Nonostante il dolore provato per questa richiesta di sacrificare quell’unico figlio, nato così prodigiosamente nella tarda vecchiaia e che secondo le promesse di Dio, avrebbe assicurato la sua discendenza, Abramo obbedì, ma quando stava per portare a compimento con il coltello, l’uccisione del figlioletto, un angelo apparso lo fermò dicendo: “Non stendere la mano contro il ragazzo e non fargli alcun male! Ora so che tu temi Dio e non mi hai rifiutato il tuo unico figliuolo”. 
Alzando gli occhi poi Abramo vide un ariete impigliato con le corna fra i rami di un arbusto e presolo, insieme ad Isacco, lo sacrificarono sull’altare improvvisato prima. Dio tramite l’angelo gli promise, per questa ubbidienza alla Sua volontà, anche quando tutto veniva rimesso in questione, ogni benedizione, la moltiplicazione della discendenza come la sabbia delle spiagge e le stelle nel cielo e saranno benedette tutte le Nazioni della terra. 
Morta Sara a 127 anni, Abramo mandò il servo Eliezer in Mesopotamia a cercare una moglie per il figlio Isacco, il quale ritornò con Rebecca della stessa famiglia di Abramo. Il patriarca poi sposò Ketura, dalla quale ebbe sei figli, Zimran, Ioksan, Medan, Madian, Isbak e Suach. 
Morì a 175 anni nella terra di Canaan, lasciando erede universale Isacco e un appannaggio agli altri figli.

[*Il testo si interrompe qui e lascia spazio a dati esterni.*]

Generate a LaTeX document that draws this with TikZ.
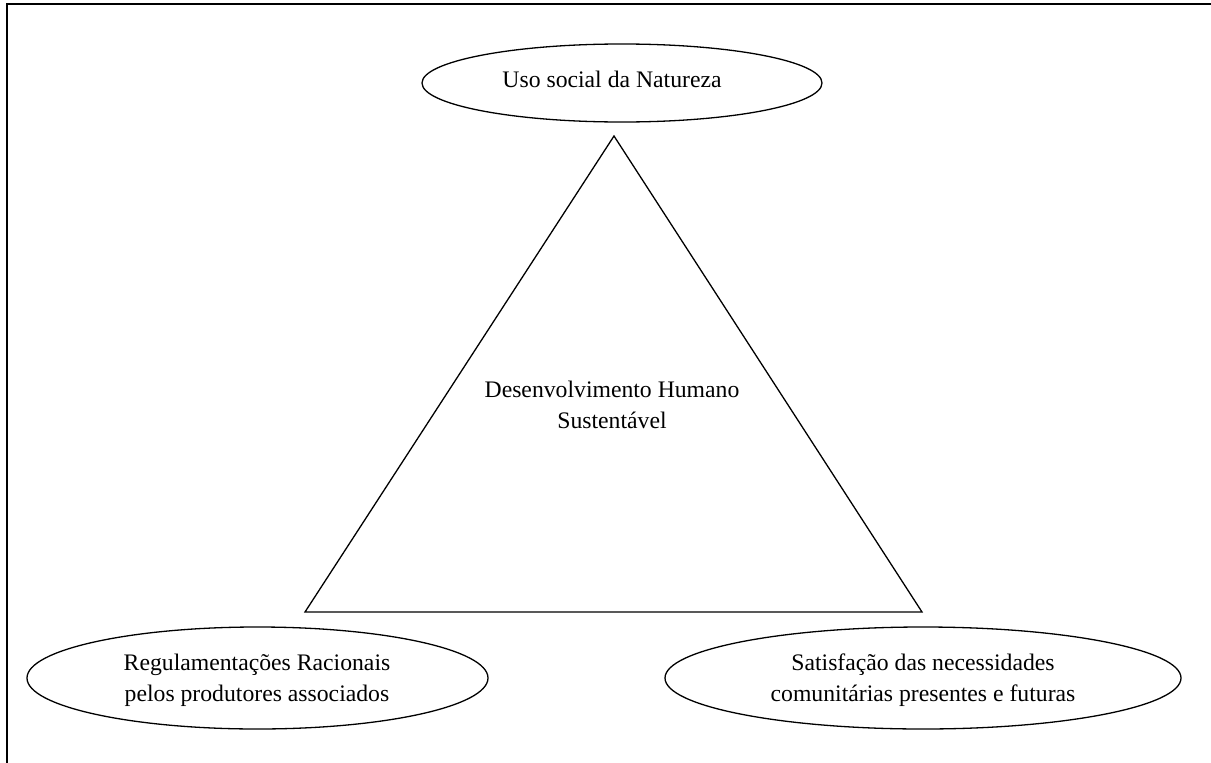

Alla sua genealogia si riallacciano gli Ebrei attraverso Isacco, vissuto 180 anni e gli arabi attraverso Ismaele, che visse 137 anni; la sua importanza per gli ebrei crebbe sempre più, venendo considerato il progenitore e l’uomo del primo patto con Dio; in tutta la tradizione che seguirà, il Signore è spesso chiamato il “Dio di Abramo”. 
Il drammatico episodio del sacrificio di Isacco, in cui Dio manifesta di non gradire i sacrifici umani, è stato in ogni tempo raffigurato nelle opere dei più grandi artisti. 
La Chiesa Cattolica ricorda Abramo, padre di tutti credenti, al 9 ottobre.